Die Stimmung im Markt hat sich allerdings eingetrübt. Die Situation sei derzeit auch für gesunde Firmen extrem schwierig, war in Hamburg zu hören. Nach einem guten August habe man im September ordentlich einen auf den Deckel gekriegt. Gerade im Bereich Deko und Gardine müsse man kämpfen, sich etwas einfallen lassen. Das Stückgeschäft gehe weiterhin drastisch zurück. Eine monatelange Vorlaufzeit bei Polsterarbeiten gebe es inzwischen nicht mehr. Alarmierend die Aussage von Messe-Veranstalter Christoph Pfister, das zahlreiche Einladungskarten für die Raumtex Nord zurückgekommen seien; offensichtlich, weil diese angeschriebenen Raumausstatterfirmen nicht mehr existieren.

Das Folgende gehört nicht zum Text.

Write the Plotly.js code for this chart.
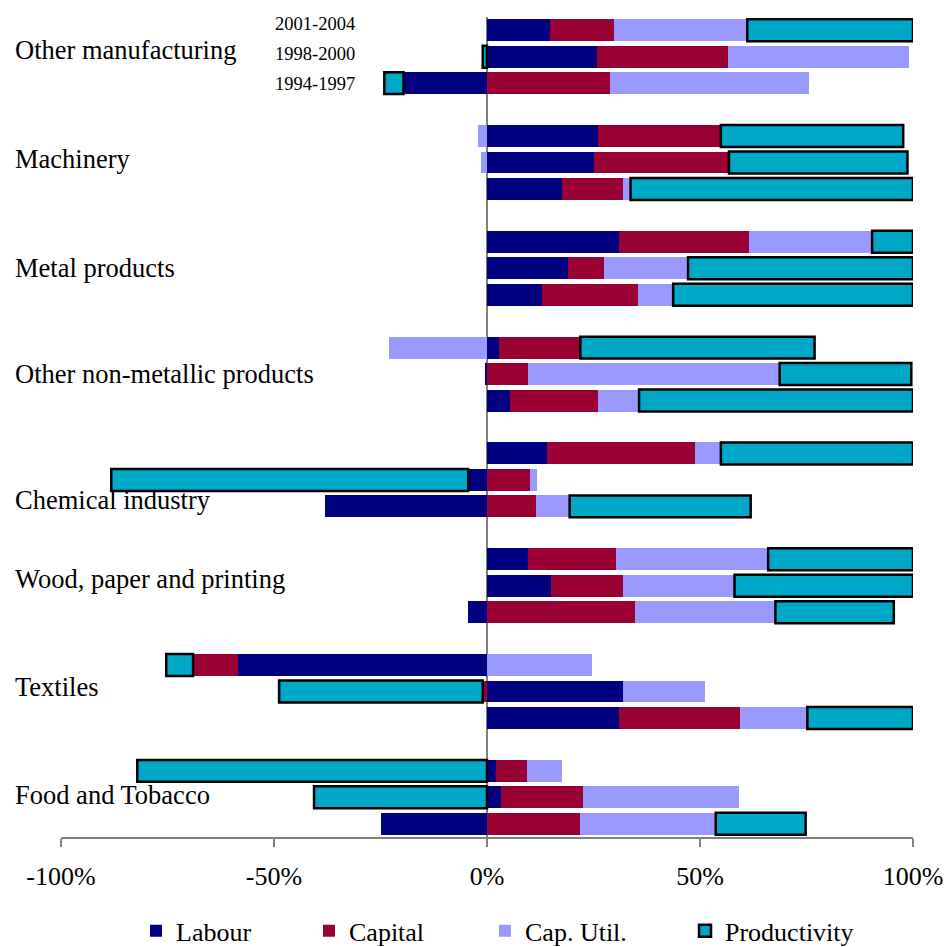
<!DOCTYPE html>
<html><head><meta charset="utf-8">
<script src="https://cdn.plot.ly/plotly-3.0.1.min.js"></script>
<style>html,body{margin:0;padding:0;background:#fff}#chart{width:944px;height:947px}</style>
</head><body><div id="chart"></div>
<script>
const industries = ['Other manufacturing','Machinery','Metal products','Other non-metallic products','Chemical industry','Wood, paper and printing','Textiles','Food and Tobacco'];
const periods = ['2001-2004','1998-2000','1994-1997'];
// each row: [2001-2004, 1998-2000, 1994-1997], in %
const labour = [
 [14.8, 25.8, -19.6],
 [26.1, 25.2, 17.6],
 [30.9, 18.9, 12.8],
 [2.7, -0.4, 5.5],
 [14.0, -4.4, -38.1],
 [9.7, 15.0, -4.4],
 [-58.4, 32.0, 30.9],
 [2.1, 3.2, -25.0]
];
const capital = [
 [15.1, 30.8, 28.8],
 [28.8, 31.6, 14.4],
 [30.6, 8.5, 22.7],
 [19.2, 9.7, 20.6],
 [34.8, 10.0, 11.6],
 [20.5, 17.0, 34.8],
 [-10.6, -1.0, 28.5],
 [7.2, 19.4, 21.9]
];
const capUtil = [
 [31.2, 42.4, 46.8],
 [-2.0, -1.3, 1.7],
 [28.9, 19.8, 8.2],
 [-23.1, 59.0, 9.6],
 [6.1, 1.7, 7.8],
 [35.8, 26.1, 32.9],
 [24.7, 19.2, 15.8],
 [8.3, 36.5, 31.8]
];
const productivity = [
 [38.9, -1.0, -4.5],
 [42.8, 41.9, 66.3],
 [9.6, 52.8, 56.3],
 [55.0, 30.9, 64.3],
 [45.1, -83.8, 42.5],
 [34.0, 41.9, 27.8],
 [-6.3, -47.8, 24.8],
 [-82.1, -40.6, 21.1]
];
const seriesNames = ['Labour','Capital','Cap. Util.','Productivity'];
const tickValues = [-100,-50,0,50,100];
const tickLabels = ['-100%','-50%','0%','50%','100%'];

// ---- presentation ----
const FONT = 'Liberation Serif';
const colors = ['#000080','#990033','#9999FF','#00A8C8'];
const slotsPerGroup = periods.length + 1;
const labelShift = [-7,-3,0,0,20,-7,-5,-2];
const periodShift = [-6,-3,1];
const legendLeft = [136, 309, 485, 685];

const ys = [], xsBy = [[],[],[],[]];
const all = [labour, capital, capUtil, productivity];
industries.forEach((ind, g) => {
  periods.forEach((per, p) => {
    ys.push(g * slotsPerGroup + p);
    all.forEach((s, k) => xsBy[k].push(s[g][p]));
  });
});

const legendIds = ['legend','legend2','legend3','legend4'];
const traces = seriesNames.map((name, k) => ({
  type: 'bar', orientation: 'h', name: name, legend: legendIds[k],
  x: xsBy[k], y: ys, width: 0.83,
  marker: {color: colors[k], line: {color: '#000', width: k === 3 ? 2.5 : 0}},
  hoverinfo: 'skip'
}));

const lastSlot = industries.length * slotsPerGroup - 2;
const annotations = [];
industries.forEach((ind, g) => {
  annotations.push({
    xref: 'paper', yref: 'y', x: -0.056, y: g * slotsPerGroup + 1,
    xanchor: 'left', yanchor: 'middle', yshift: -labelShift[g],
    text: ind, showarrow: false, font: {family: FONT, size: 26.5, color: '#000'}
  });
});
periods.forEach((per, p) => {
  annotations.push({
    xref: 'paper', yref: 'y', x: 0.348, y: p,
    xanchor: 'right', yanchor: 'middle', yshift: -periodShift[p],
    text: per, showarrow: false, font: {family: FONT, size: 18.5, color: '#000'}
  });
});

const layout = {
  width: 944, height: 947,
  margin: {l: 61, r: 31, t: 17, b: 110},
  paper_bgcolor: '#fff', plot_bgcolor: '#fff',
  barmode: 'relative', bargap: 0,
  showlegend: true,
  xaxis: {
    range: [-100, 100], tickvals: tickValues, ticktext: tickLabels,
    showgrid: false, zeroline: true, zerolinecolor: '#808080', zerolinewidth: 1.5,
    showline: true, linecolor: '#808080', linewidth: 1.5,
    ticks: 'outside', ticklen: 8, tickcolor: '#808080', tickwidth: 1.5,
    ticklabelstandoff: 7,
    tickfont: {family: FONT, size: 26, color: '#000'}, fixedrange: true
  },
  yaxis: {
    range: [lastSlot + 0.5, -0.5], showticklabels: false, showgrid: false,
    zeroline: false, showline: false, ticks: '', fixedrange: true
  },
  annotations: annotations,
  font: {family: FONT}
};
legendIds.forEach((id, k) => {
  layout[id] = {
    orientation: 'h', xref: 'container', yref: 'container',
    x: legendLeft[k] / 944, xanchor: 'left', y: 0.017, yanchor: 'middle',
    font: {family: FONT, size: 26, color: '#000'},
    itemwidth: 30, bgcolor: 'rgba(0,0,0,0)'
  };
});

Plotly.newPlot('chart', traces, layout, {displayModeBar: false, staticPlot: true});
</script></body></html>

Firmen, die eine große Sortimentsbreite anbieten können, sind aber immer noch zufrieden. So etwa der Osnabrücker Textilverlag Geos Geilfuss. Geschäftsführer Juling ist mit dem wirtschaftlichen Verlauf des Jahres zufrieden. Polsterstoffe entwickelten sich positiv, der Sonnenschutz sei supersteigend. Und die neue Stoffkollektion für Herbst und Winter komme gut an.

Ähnlich die Aussage bei Rasch Textil aus Bramsche: Im Stoffbereich habe man einen kleinen Zuwachs zum Vorjahr und bei Tapeten liege man gut im Rennen und freue sich sogar über ein gutes Plus, so Verkaufsleiter Joachim Haug.

Rufe nach der Raumtex Ost werden lauter

Trotz der Unwägbarkeiten des Marktes: Messeveranstalter Christoph Pfister sieht das Konzept seiner Raumausstatter-Fachmessen in Rheinberg, Ulm und Hamburg bestätigt: "Unsere Gäste haben sich offensichtlich wohlgefühlt und schätzen die Raumtex als ihren Treffpunkt für Trends und Tipps", lautete seine Bilanz. "Die Veranstaltungen leben von ihrem ganz eigenen Charme, von der jeweiligen Location und von ihrem familiären Charakter."

Für ihn steht es deshalb außer Frage, das bewährte Konzept allenfalls dezent fortzuentwickeln. So ist für 2015 eine Erweiterung des Sortiments in die von den Besuchern gewünschten Bereiche Teppiche, Tapeten und Sattlerbedarf geplant. Vielleicht lässt sich Pfister auch von den immer lauter werdenden Stimmen beeinflussen, die sich eine weitere Raumtex vorstellen können - im Osten Deutschlands.